Favoriser les synergies entre le sous-sol et la terre ferme
Aujourd’hui, prétendre simplement occuper l’espace souterrain ne suffit plus. Car pas question de répéter en sous-sol les erreurs qui ont été faites en surface. Avant de se lancer dans une telle entreprise, une réelle connaissance du terrain, de ses spécificités et contraintes s’impose. Il ne s’agit pas d’y faire n’importe quoi, n’importe comment.
Les potentiels et atouts de l’espace souterrain sont une porte d’entrée pour une nouvelle urbanité qui partage intelligemment ses activités humaines dans l’espace urbain afin d’en optimiser les usages et la perception. Et c’est en considérant non plus l’espace souterrain et la surface comme deux espaces distincts mais bien comme la prolongation l’un de l’autre où des synergies doivent se créer que l’on pourra utiliser durablement nos sous-sols.
La ville doit donc non plus être pensée comme une simple banquise, mais bel et bien comme un iceberg où la surface immergée offre parfois un bien plus grand potentiel que la surface émergée.
Optimiser l’espace souterrain par le design
Afin d’être pertinent dans la conception des villes de demain, il est impératif de mutualiser les connaissances des acteurs urbains en cohésion avec les besoins des futurs utilisateurs. Dans ce contexte, le designer doit veiller à imaginer de nouvelles méthodologies de travail, en lien avec l’innovation, les usages, la réflexion collective afin d’aller vers une utilisation raisonnée de l’espace. L’espace souterrain est donc un défi dans la conception de projets urbains, qu’ils soient utopistes ou simplement alternatifs. Dans un objectif de valorisation de ces espaces, et afin de mettre en visibilité la nécessité d’une synergie « dessus-dessous », le designer doit avant tout gérer le passage de la surface à l’espace souterrain, c’est à dire l’immersion en sous-sol.
C’est dans cette optique que Thibaud Leduc, étudiant en deuxième année de cycle master Ville durable à L’École de design Nantes Atlantique, s’est intéressé à l’un des symboles de ce passage de la surface au sous-sol : les bouches de métro.
Pour Thibaud, « le designer dispose de nombreux outils agissant sur les différents sens humains. Il doit avant tout gérer le travail des ambiances, c’est à dire créer une dimension physique par les espaces et les objets, mais aussi une dimension humaine et sociale.

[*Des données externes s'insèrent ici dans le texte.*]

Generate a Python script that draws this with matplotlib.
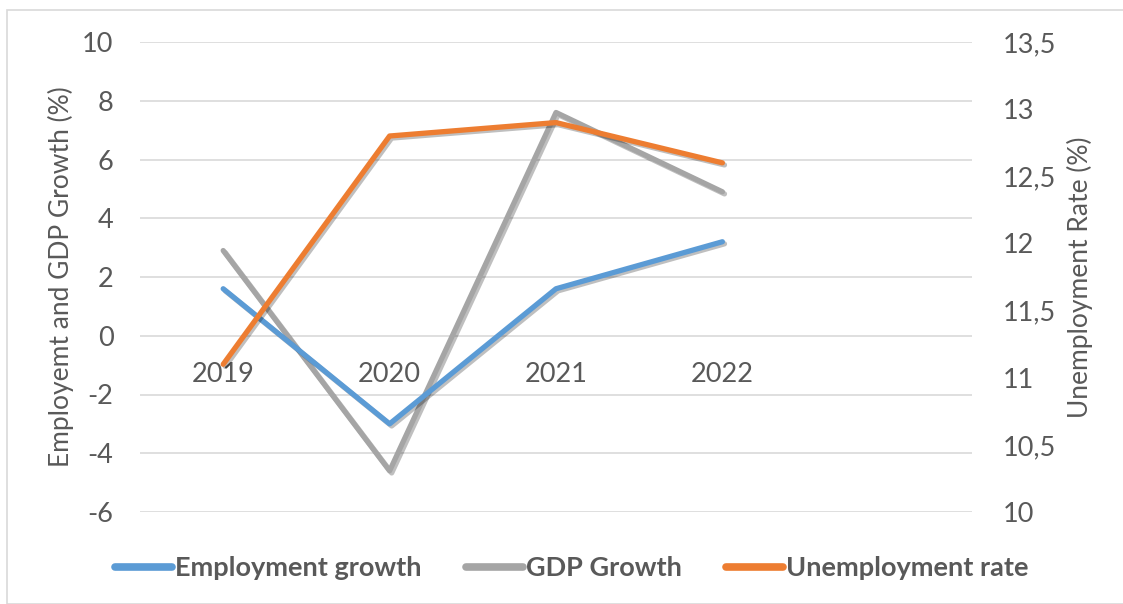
import matplotlib
matplotlib.use("Agg")
import matplotlib.pyplot as plt
import matplotlib.patheffects as pe
from matplotlib.patches import Rectangle
from matplotlib.lines import Line2D

years = ["2019", "2020", "2021", "2022"]
employment_growth = [1.6, -3.0, 1.6, 3.2]
gdp_growth = [2.9, -4.6, 7.6, 4.9]
unemployment_rate = [11.1, 12.8, 12.9, 12.6]
left_ticks = [-6, -4, -2, 0, 2, 4, 6, 8, 10]
right_ticks = [10, 10.5, 11, 11.5, 12, 12.5, 13, 13.5]
n_slots = 5

FONT = "Lato"
TXT = "#595959"
GRID = "#d9d9d9"
C_EMP = "#5b9bd5"
C_GDP = "#a5a5a5"
C_UNE = "#ed7d31"

plt.rcParams["font.family"] = [FONT, "DejaVu Sans"]

fig = plt.figure(figsize=(11.23, 6.04), dpi=100)
fig.patches.append(Rectangle((7/1123, 0), 2, 1 - 10/604, transform=fig.transFigure,
                             fill=False, edgecolor=GRID, lw=1.2))
ax = fig.add_axes([140/1123, 1 - 512/604, 832/1123, 470/604])
ax2 = ax.twinx()

x = list(range(len(years)))
shadow = [pe.SimpleLineShadow(offset=(1.5, -1.5), alpha=0.25), pe.Normal()]
ax.plot(x, employment_growth, color=C_EMP, lw=3.8, solid_capstyle="round", path_effects=shadow, zorder=3)
ax.plot(x, gdp_growth, color=C_GDP, lw=3.8, solid_capstyle="round", path_effects=shadow, zorder=2)
ax2.plot(x, unemployment_rate, color=C_UNE, lw=3.8, solid_capstyle="round", path_effects=shadow, zorder=4)

ax.set_xlim(-0.5, n_slots - 0.5)
ax.set_ylim(-6, 10)
ax2.set_ylim(10, 13.5)
ax.set_yticks(left_ticks)
ax.set_yticklabels([str(t) for t in left_ticks])
ax2.set_yticks(right_ticks)
ax2.set_yticklabels([("%g" % t).replace(".", ",") for t in right_ticks])
ax.set_xticks([])
ax.grid(axis="y", color=GRID, lw=1.2)
ax.set_axisbelow(True)
for a in (ax, ax2):
    for s in a.spines.values():
        s.set_visible(False)
    a.tick_params(length=0, labelsize=19.5, colors=TXT)
ax.tick_params(axis="y", pad=19)
ax2.tick_params(axis="y", pad=22)
for lab in ax2.get_yticklabels():
    lab.set_horizontalalignment("left")

for i, yr in enumerate(years):
    ax.annotate(yr, (i, 0), xytext=(0, -28), textcoords="offset points",
                ha="center", va="center", fontsize=19.5, color=TXT)

ax.set_ylabel("Employemt and GDP Growth (%)", fontsize=19, color=TXT, labelpad=6)
ax2.set_ylabel("Unemployment Rate (%)", fontsize=19, color=TXT, labelpad=8)

handles = [Line2D([], [], color=C_EMP, lw=5.5, solid_capstyle="round"),
           Line2D([], [], color=C_GDP, lw=5.5, solid_capstyle="round"),
           Line2D([], [], color=C_UNE, lw=5.5, solid_capstyle="round")]
leg = fig.legend(handles, ["Employment growth", "GDP Growth", "Unemployment rate"],
                 loc="center", bbox_to_anchor=(572/1123, 1 - 568/604), ncol=3, frameon=False,
                 handlelength=2.1, handletextpad=0.1, columnspacing=1.65,
                 prop={"family": FONT, "weight": "bold", "size": 19.5})
for t in leg.get_texts():
    t.set_color(TXT)

fig.savefig("out.png", dpi=100)
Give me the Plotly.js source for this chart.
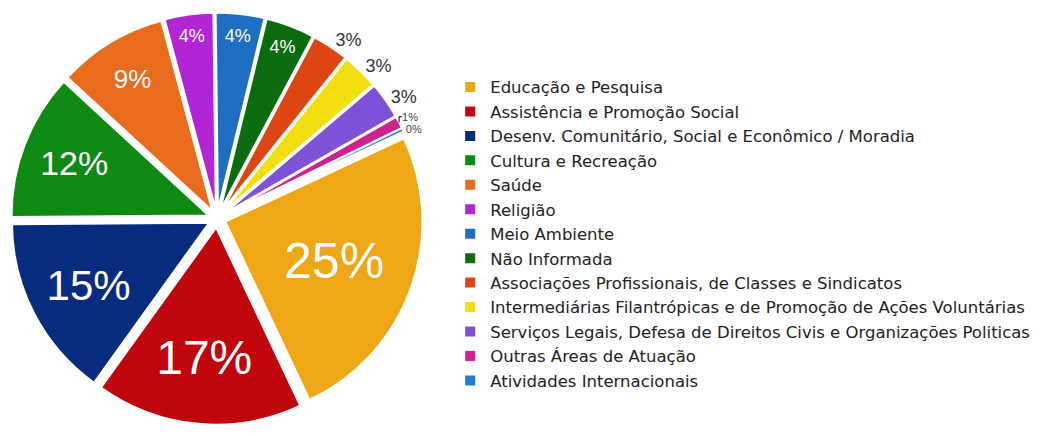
<!DOCTYPE html>
<html>
<head>
<meta charset="utf-8">
<script src="https://cdn.plot.ly/plotly-3.0.1.min.js"></script>
<style>html,body{margin:0;padding:0;background:#fff;}#chart{width:1047px;height:436px;}</style>
</head>
<body>
<div id="chart"></div>
<script>
const categories = [
  "Educação e Pesquisa",
  "Assistência e Promoção Social",
  "Desenv. Comunitário, Social e Econômico / Moradia",
  "Cultura e Recreação",
  "Saúde",
  "Religião",
  "Meio Ambiente",
  "Não Informada",
  "Associações Profissionais, de Classes e Sindicatos",
  "Intermediárias Filantrópicas e de Promoção de Ações Voluntárias",
  "Serviços Legais, Defesa de Direitos Civis e Organizações Politicas",
  "Outras Áreas de Atuação",
  "Atividades Internacionais"
];
const shares = [25, 17, 15, 12, 9, 4, 4, 4, 3, 3, 3, 1, 0.3];
const colors = ["#EFA716", "#C0050C", "#072B7E", "#0E8A12", "#E86B1E", "#B224D6", "#1E6EC4", "#0B6C0F", "#DD4512", "#F3DE12", "#7E52D6", "#CF2191", "#1F7FD6"];

const labelSizes = [50, 48, 42, 34, 26, 18, 18, 18, 18, 18, 18, 11, 11];
const labelColors = ["#fff","#fff","#fff","#fff","#fff","#fff","#fff","#fff","#333","#333","#333","#444","#444"];
const labelPos = ["inside","inside","inside","inside","inside","inside","inside","inside","outside","outside","outside","outside","outside"];

const trace = {
  type: "pie",
  labels: categories,
  values: shares,
  sort: false,
  direction: "clockwise",
  rotation: 65,
  pull: 0.045,
  marker: {colors: colors, line: {color: "#ffffff", width: 2}},
  texttemplate: "%{percent:.0%}",
  textposition: labelPos,
  insidetextorientation: "horizontal",
  textfont: {family: "Liberation Sans, Arial, sans-serif", size: labelSizes, color: labelColors},
  hoverinfo: "label+percent",
  domain: {x: [0.0105, 0.404], y: [0.025, 0.972]}
};

const layout = {
  width: 1047, height: 436,
  margin: {l: 0, r: 0, t: 0, b: 0},
  paper_bgcolor: "#fff",
  showlegend: true,
  legend: {
    x: 0.43, y: 0.84, xanchor: "left", yanchor: "top",
    font: {family: "DejaVu Sans", size: 16.5, color: "#222"},
    bgcolor: "rgba(0,0,0,0)"
  }
};

Plotly.newPlot("chart", [trace], layout, {displayModeBar: false, staticPlot: true});
</script>
</body>
</html>
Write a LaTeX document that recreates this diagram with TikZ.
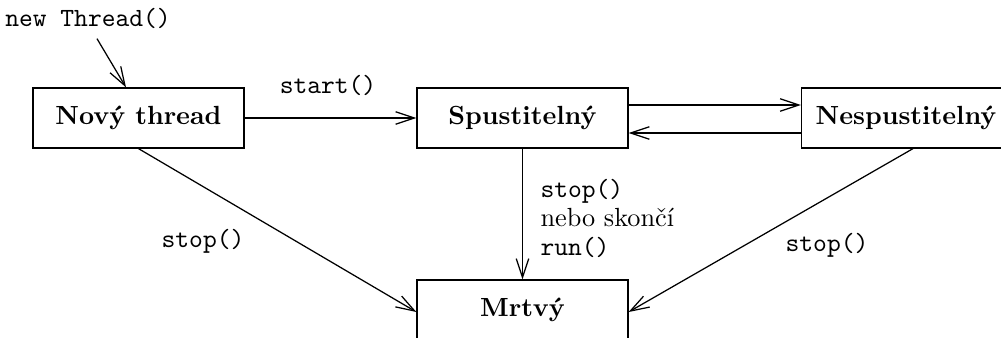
\documentclass[tikz,border=0pt]{standalone}
\usepackage{fontspec}
\usetikzlibrary{arrows.meta}
\begin{document}
\begin{tikzpicture}[x=0.4pt,y=-0.4pt,
  every node/.style={font=\fontsize{10.5}{12.6}\selectfont},
  state/.style={draw,line width=0.5pt,minimum width=84.4pt,minimum height=24pt,inner sep=0pt,font=\fontsize{10.5}{12.6}\selectfont\bfseries},
  arr/.style={line width=0.5pt,-{Straight Barb[length=7.5pt,width=5pt]}},
  lbl/.style={inner sep=0pt,font=\fontsize{10.5}{12.6}\selectfont\ttfamily}]
\clip (0,0) rectangle (1001,338);
\useasboundingbox (0,0) rectangle (1001,338);
\node[state] (nt) at (138.5,118) {Nový thread};
\node[state] (sp) at (522.5,118) {Spustitelný};
\node[state,minimum width=83.6pt] (ns) at (906,118) {Nespustitelný};
\node[state] (mr) at (522.5,310) {Mrtvý};
\node[lbl] (newt) at (88,18) {new Thread()};
\node[lbl] (lstart) at (328,85) {start()};
\node[lbl] (lstop1) at (203,241) {stop()};
\node[lbl] (lstop3) at (827,245) {stop()};
\node[inner sep=0pt,anchor=west,align=left] (lstop2) at (540,218) {\texttt{stop()}\\[-1pt]nebo skončí\\[-1pt]\texttt{run()}};
\draw[arr] ([xshift=3.6pt,yshift=-4pt]newt.south) -- ([xshift=-5pt]nt.north);
\draw[arr] (nt.east) -- (sp.west);
\draw[arr] ([yshift=5.2pt]sp.east) -- ([yshift=5.2pt]ns.west);
\draw[arr] ([yshift=-6pt]ns.west) -- ([yshift=-6pt]sp.east);
\draw[arr] (sp.south) -- (mr.north);
\draw[arr] (nt.south) -- ([yshift=-0.8pt]mr.west);
\draw[arr] ([xshift=2.8pt]ns.south) -- ([yshift=-0.8pt]mr.east);
\end{tikzpicture}
\end{document}
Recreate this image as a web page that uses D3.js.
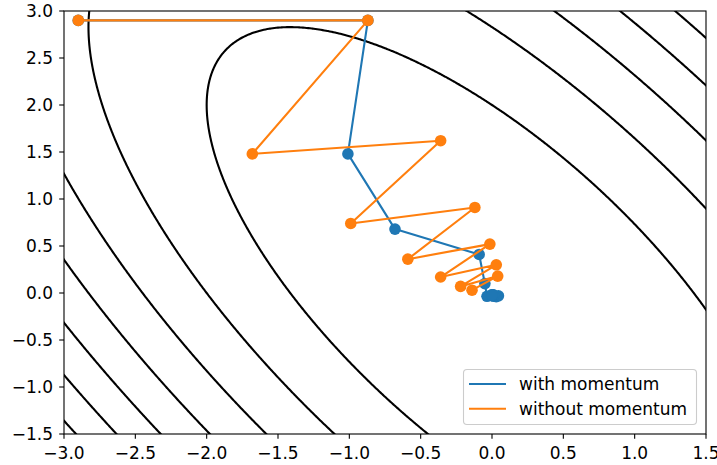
<!DOCTYPE html>
<html>
<head>
<meta charset="utf-8">
<script src="https://cdn.jsdelivr.net/npm/d3@7"></script>
<style>
  body { margin: 0; background: #fff; }
  text { font-family: "DejaVu Sans", sans-serif; }
</style>
</head>
<body>
<div id="chart"></div>
<script>
// gradient descent paths
let withX = [-2.9, -0.87, -1.01, -0.68, -0.09, -0.05, -0.035, 0.045, 0.03, 0.01, 0.01, 0.0, 0.0];
let withY = [2.9, 2.9, 1.48, 0.68, 0.41, 0.10, -0.035, -0.03, -0.04, -0.035, -0.02, -0.02, -0.02];
let withoutX = [-2.9, -0.87, -1.68, -0.36, -0.99, -0.12, -0.59, -0.015, -0.36, 0.03, -0.22, 0.04, -0.14];
let withoutY = [2.9, 2.9, 1.48, 1.62, 0.74, 0.91, 0.36, 0.52, 0.17, 0.30, 0.07, 0.18, 0.03];

// contour function f = a*x^2 + b*x*y + c*y^2 and its levels
let coefA = 1, coefB = 1, coefC = 0.5;
let levels = [2, 4, 6, 8, 10, 12, 14];

let xTicks = [-3.0, -2.5, -2.0, -1.5, -1.0, -0.5, 0.0, 0.5, 1.0, 1.5];
let yTicks = [-1.5, -1.0, -0.5, 0.0, 0.5, 1.0, 1.5, 2.0, 2.5, 3.0];
let seriesNames = ["with momentum", "without momentum"];
let colors = ["#1f77b4", "#ff7f0e"];

let w = 717, h = 465;
let mLeft = 64, mRight = 706, mTop = 11, mBottom = 434;
let fontSize = "17px";

let svg = d3.select("#chart").append("svg").attr("width", w).attr("height", h);

let xScale = d3.scaleLinear().domain([-3, 1.5]).range([mLeft, mRight]);
let yScale = d3.scaleLinear().domain([-1.5, 3]).range([mBottom, mTop]);

svg.append("clipPath").attr("id", "clip")
  .append("rect").attr("x", mLeft).attr("y", mTop)
  .attr("width", mRight - mLeft).attr("height", mBottom - mTop);

// contour grid, a bit bigger than the axes so the grid border gets clipped away
let n = 440, step = 0.0125;
let gx0 = -3.5, gy1 = 3.5;
let values = new Array(n * n);
for (let j = 0; j < n; j++) {
  for (let i = 0; i < n; i++) {
    let x = gx0 + i * step, y = gy1 - j * step;
    values[j * n + i] = coefA * x * x + coefB * x * y + coefC * y * y;
  }
}
let contours = d3.contours().size([n, n]).thresholds(levels)(values);

let proj = d3.geoTransform({
  point: function(px, py) {
    let x = gx0 + (px - 0.5) * step;
    let y = gy1 - (py - 0.5) * step;
    this.stream.point(xScale(x), yScale(y));
  }
});
let path = d3.geoPath().projection(proj);

let plot = svg.append("g").attr("clip-path", "url(#clip)");
plot.selectAll("path.contour")
  .data(contours)
  .enter()
  .append("path")
  .attr("class", "contour")
  .attr("d", path)
  .attr("fill", "none")
  .attr("stroke", "#000")
  .attr("stroke-width", 2.1);

let line = d3.line().x(d => xScale(d[0])).y(d => yScale(d[1]));
let series = [d3.zip(withX, withY), d3.zip(withoutX, withoutY)];

series.forEach(function(pts, k) {
  let g = plot.append("g");
  g.append("path")
    .attr("d", line(pts))
    .attr("fill", "none")
    .attr("stroke", colors[k])
    .attr("stroke-width", 2.1)
    .attr("stroke-linejoin", "round");
  g.selectAll("circle")
    .data(pts)
    .enter()
    .append("circle")
    .attr("cx", d => xScale(d[0]))
    .attr("cy", d => yScale(d[1]))
    .attr("r", 5.8)
    .attr("fill", colors[k]);
});

// axes frame
svg.append("rect")
  .attr("x", mLeft).attr("y", mTop)
  .attr("width", mRight - mLeft).attr("height", mBottom - mTop)
  .attr("fill", "none").attr("stroke", "#000").attr("stroke-width", 1.1);

let fmt = d3.format(".1f");

let xAxis = svg.append("g");
xTicks.forEach(function(t) {
  let x = xScale(t);
  xAxis.append("line").attr("x1", x).attr("x2", x).attr("y1", mBottom).attr("y2", mBottom + 4.8)
    .attr("stroke", "#000").attr("stroke-width", 1.1);
  xAxis.append("text").attr("x", x).attr("y", 458.5).attr("text-anchor", "middle")
    .style("font-size", fontSize).attr("fill", "#000").text(fmt(t));
});

let yAxis = svg.append("g");
yTicks.forEach(function(t) {
  let y = yScale(t);
  yAxis.append("line").attr("x1", mLeft - 4.8).attr("x2", mLeft).attr("y1", y).attr("y2", y)
    .attr("stroke", "#000").attr("stroke-width", 1.1);
  yAxis.append("text").attr("x", 53).attr("y", y + 6.2).attr("text-anchor", "end")
    .style("font-size", fontSize).attr("fill", "#000").text(fmt(t));
});

// legend
let legend = svg.append("g");
legend.append("rect")
  .attr("x", 463.5).attr("y", 369.5).attr("width", 233).attr("height", 55)
  .attr("rx", 3.5)
  .attr("fill", "#fff").attr("fill-opacity", 0.8)
  .attr("stroke", "#cccccc").attr("stroke-width", 1.1);
seriesNames.forEach(function(name, k) {
  let y = 384 + k * 24.7;
  legend.append("line").attr("x1", 469).attr("x2", 506).attr("y1", y).attr("y2", y)
    .attr("stroke", colors[k]).attr("stroke-width", 2.1);
  legend.append("text").attr("x", 519).attr("y", y + 6.2)
    .style("font-size", fontSize).attr("fill", "#000").text(name);
});
</script>
</body>
</html>
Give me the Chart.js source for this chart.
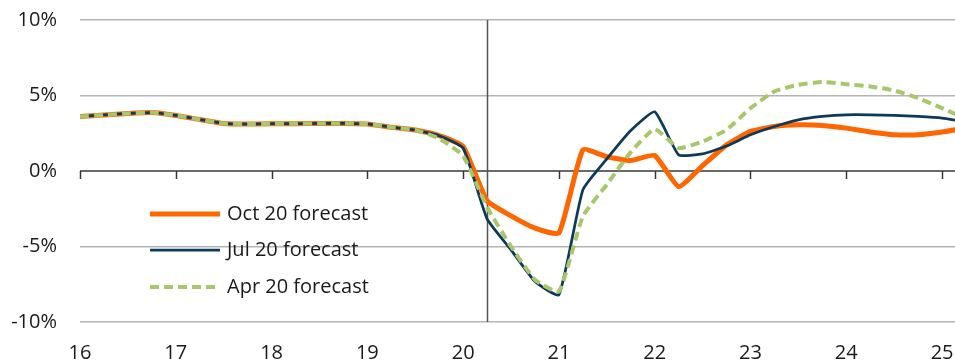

Les espaces souterrains étant confinés, il devra aussi veiller à créer de l’ampleur pour pallier le sentiment de claustrophobie ». Le but du projet est alors de permettre le réenchantement de l’espace et de l’usage des transports, mais aussi de donner une dimension unique en créant une expérience lors de l’utilisation. Le travail consiste aussi à la mise en valeur des codes urbains présents à la surface afin d’accompagner le cheminement des utilisateurs à travers les profondeurs, que ce soit par la signalétique, le travail sonore ainsi que l’intégration de lumière naturelle. Cette typologie d’outils n’est qu’un exemple des possibilités d’investissement de l’espace souterrain afin d’optimiser l’espace urbain en surface. Sa mise en visibilité participe à l’ouverture de nouveaux champs de conceptions et permet d’amorcer une nouvelle forme d’urbanité qui harmonise son espace en surface en lien avec ses souterrains : la ville iceberg.
Par Zélia Darnault, enseignante à L’École de design Nantes Atlantique.
Vos réactions
Certaines villes du continent nord-américain fonctionnent déjà sur 2 niveaux.
Non pour des raisons théoriques mais pour des raisons pratiques.
On connaît l’exemple de Montréal, la « ville volcan » où on se « rapproche du centre de la terre » pour se réchauffer.
Je viens de découvrir avec Houston une « ville iceberg » où du fait de la chaleur extérieure la vie quotidienne du down-town se fait en sous-sol.
Ca existe et ça s’est fait naturellement sans discours idéologique ni planification.